We are now using approximately 85 million barrels of oil every single day, and within the next 25 years, this will increase substantially. Do you think there is enough oil around to accommodate this need?
World consumption in 2006 is about to exceed the staggering level of 1,000 barrels per second. While it will be an incredible challenge for the industry to find and produce the volumes needed for this rising world oil demand, I do believe there are enough additional new and remaining hydrocarbons to meet our needs to 2030, and future researchers will be part of the effort to achieve this success. However, this requires that we get smarter about the way we use our liquid hydrocarbons for trans portation directed purposes rather than electric power.
There are several alternatives to light, sweet crude, such as heavy oil, oil sand (GEO ExPro No.5/6,2005) and shale oil (GEO ExPro No. 3, 2004). Which of these do you think will be the most important in the near future, i.e. the next 20-25 years?
During the last 100 years, the world has used a vast amount of the easy-to-find and refine sweet light crude oil. This is forcing a switch to the vast remaining resources of heavy oil, oil sands and, yes, even future production from oil shale. If we are smart then we learn how too economically capture the man-made CO2 from power generation and use it for EOR to enhance and extend production from known fields, including stranded oil. The success story in Canada of promoting development of oil sands is on the verge of being extended to the very different oil shale resource in the next 10 to 25 years.
In the western U.S., we have vast oil shale resources, and I believe the odds are very good that industry, academia, and government will solve the technological challenges needed for commercial production. EGI is part of the new U.S. government supported Heavy Oil Center to focus on North American heavy oil, oil sands and oil shale.
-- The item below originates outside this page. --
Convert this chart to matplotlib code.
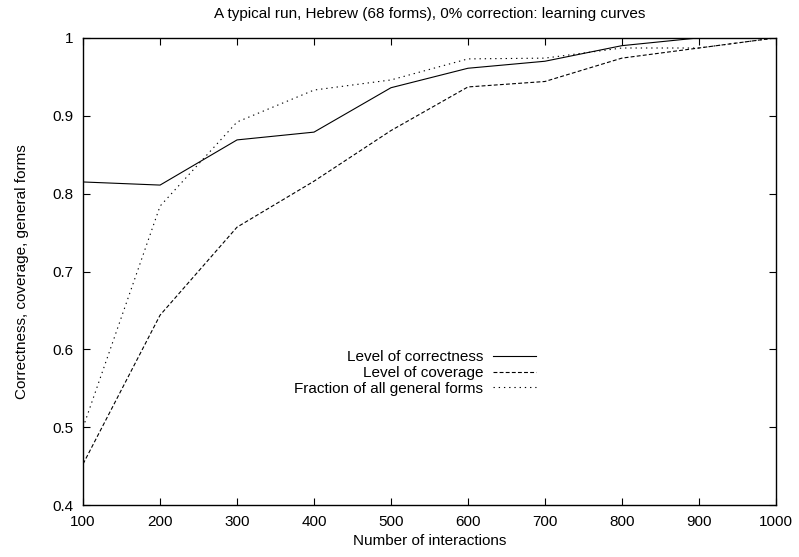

It is speculated that there are enormous amounts of gas stored in gas hydrates in the Arctic and below deep water (GEO ExPro No.2,2004). How do you look upon this possible resource for future gas supply?
I believe that while production from gas hydrates will ultimately occur, there are vast amounts of easier-to-produce conventional and unconventional natural gas resources still to be produced in the next 40 years. Hence, I do not see significant economic development for gas hydrates in the foreseeable future.
USGS reports that 25% of the remaining oil and gas resources lie in the Arctic. While it is a long way to prove this, do you think this is the next frontier?
EGI is cooperating with scientific colleagues at Moscow State University and various national geologic surveys to evaluate the chronostratigraphy of the circum-Arctic region to establish a consistent and predictive geological framework for the industry. The odds are very good that the Arctic is rich in hydrocarbon resources, and given the technological progress in production in remote areas, this may be achievable in the next 15 years. Major, long-lived, deltaic systems like the MacKenzie delta have fewer than 300 well penetrations. The ultimate resource potential of the circum-Arctic could be enormous.
How do you look upon the main technological achievements in exploration technology in the last decades?
Actually, I see this as an area of concern because the past decade and a half have not produced the major “game-changing” technology, such as 3-D seismic, that emerged 20 years ago. That said, the oil and gas industry is benefiting significantly by reaching out to other-market advances in technology from incredible leaps in computing capability, allowing more data to be processed faster and cheaper, to visualisation technologies that are spinning off from the gaming and movie industry and having a dramatic positive impact on subsurface imaging of reservoirs.
What do you think are the main geological achievements in exploration since we were faced with the theory of plate tectonics in the 1960s?
EGI is now evaluating the ultra-deepwater regions on transitional and oceanic crust for hydrocarbon prospectivity. These regions have previously been written off by the industry as too “cold” for the generation of thermogenic hydrocarbons, but this traditional dogma may have limited our creative thinking and 40 years later, needs to be reconsidered. These are the kinds of ideas that groups like EGI are challenging through cost-shared research for industry.